# Thread: help solving for y

1. ## help solving for y

(y/7)^2 + ((x-1)/3)^2 = 1

How do I go about doing this?

2. Originally Posted by clambottomjewels
(y/7)^2 + ((x-1)/3)^2 = 1

How do I go about doing this?
This is the equation of an ellipse:

$\displaystyle \left(\dfrac y7\right)^2+\left(\dfrac{x-3}3\right)^2=1~\implies~\dfrac{(x-3)^2}{9}+\dfrac{y^2}{49}=1$

So what exactly do you want to do with it?
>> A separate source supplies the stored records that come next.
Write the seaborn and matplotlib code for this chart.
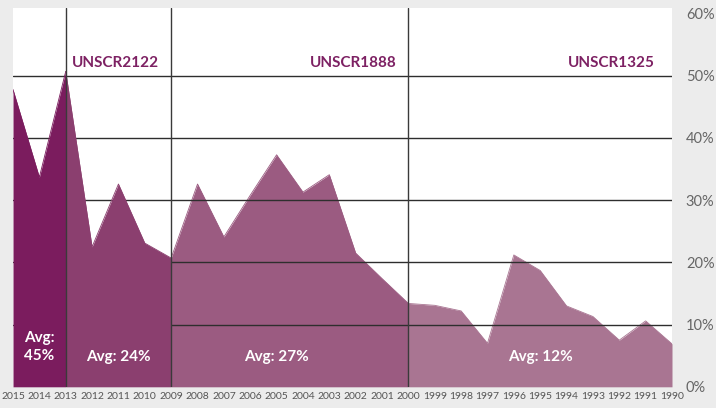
import matplotlib
matplotlib.use("Agg")
import matplotlib.pyplot as plt
import seaborn as sns
import pandas as pd

# data
years = [2015, 2014, 2013, 2012, 2011, 2010, 2009, 2008, 2007, 2006, 2005, 2004, 2003,
         2002, 2001, 2000, 1999, 1998, 1997, 1996, 1995, 1994, 1993, 1992, 1991, 1990]
share = [47.8, 33.7, 50.7, 22.5, 32.6, 23.1, 20.7, 32.6, 24.1, 30.8, 37.3, 31.3, 34.1,
         21.5, 17.4, 13.4, 13.1, 12.2, 7.0, 21.2, 18.7, 13.0, 11.3, 7.5, 10.6, 6.9]

period_start = [2015, 2013, 2009, 2000]
period_end = [2013, 2009, 2000, 1990]
period_colors = ["#7b1c5e", "#8b3f6f", "#9b5b81", "#a97592"]
period_avg = ["Avg:\n45%", "Avg: 24%", "Avg: 27%", "Avg: 12%"]
resolutions = ["UNSCR2122", "UNSCR1888", "UNSCR1325"]
res_lines = [2013, 2009, 2000]

df = pd.DataFrame({"year": years, "share": share})

sns.set_theme(style="white")
plt.rcParams["font.family"] = ["Lato", "DejaVu Sans"]

fig = plt.figure(figsize=(7.16, 4.08), dpi=100, facecolor="#ececec")
ax = fig.add_axes([13 / 716, 1 - 386.8 / 408, 659 / 716, 378.8 / 408])
ax.set_facecolor("white")

# gridlines (10-50%)
for g in [10, 20, 30, 40, 50]:
    ax.axhline(g, color="#2e2e2e", lw=1, zorder=2)

# areas per period; the two recent periods sit above the grid
for i, (s, e) in enumerate(zip(period_start, period_end)):
    seg = df[(df["year"] <= s) & (df["year"] >= e)]
    z = 3 if i < 2 else 1
    ax.fill_between(seg["year"], 0, seg["share"], color=period_colors[i], lw=0, zorder=z)
    sns.lineplot(data=seg, x="year", y="share", ax=ax, color=period_colors[i],
                 lw=0.6, zorder=z)

for x in res_lines:
    ax.axvline(x, color="#3a3a3a", lw=1, zorder=4)

# average labels
avg_x = [2014, 2011, 2005, 1995]
avg_y = [6.4, 4.8, 4.8, 4.8]
for x, y, t in zip(avg_x, avg_y, period_avg):
    ax.text(x, y, t, color="white", fontsize=11, fontweight="bold", ha="center",
            va="center", zorder=5, linespacing=1.3)

# resolution labels
res_x = [2012.76, 2000.43, 1990.64]
res_ha = ["left", "right", "right"]
for x, t, ha in zip(res_x, resolutions, res_ha):
    ax.text(x, 50.9, t, color="#7d2163", fontsize=11, fontweight="bold", ha=ha,
            va="bottom", zorder=5)

ax.set_xlim(2015, 1990)
ax.set_ylim(0, 60.9)
ax.set_xticks(years)
ax.set_xticklabels([str(y) for y in years], fontsize=7.5, color="#555555")
ax.set_yticks([0, 10, 20, 30, 40, 50, 60])
ax.set_yticklabels(["0%", "10%", "20%", "30%", "40%", "50%", "60%"], fontsize=10.5,
                   color="#666666")
ax.yaxis.tick_right()
ax.tick_params(axis="y", length=0, pad=10)
ax.tick_params(axis="x", length=0, pad=4)
ax.set_xlabel("")
ax.set_ylabel("")
for sp in ax.spines.values():
    sp.set_visible(False)

fig.savefig("out.png", dpi=100, facecolor=fig.get_facecolor())
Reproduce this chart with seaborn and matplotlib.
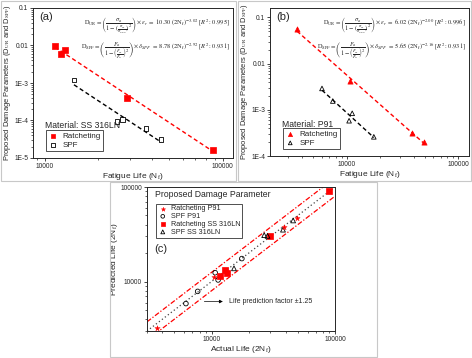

EDIT: OK, finally I read the headline

$\displaystyle \dfrac{(x-3)^2}{9}+\dfrac{y^2}{49}=1 ~\implies~y^2=49-\dfrac{49}9 \cdot (x-3)^2$

Can you take it from here?

3. Originally Posted by clambottomjewels
(y/7)^2 + ((x-1)/3)^2 = 1

How do I go about doing this?
• Take $\displaystyle \left(\frac{1}{3}(x-1)\right)^2$ from both sides
• Take the square root of both sides (and don't forget the $\displaystyle \pm$
• Multiply both sides by 7

You should get an answer of $\displaystyle y = \pm7\sqrt{1-\left(\frac{1}{3}(x-1)\right)^2}$. This is equivalent to

$\displaystyle \pm \frac{7}{3} \sqrt{-x^2+2x+8}$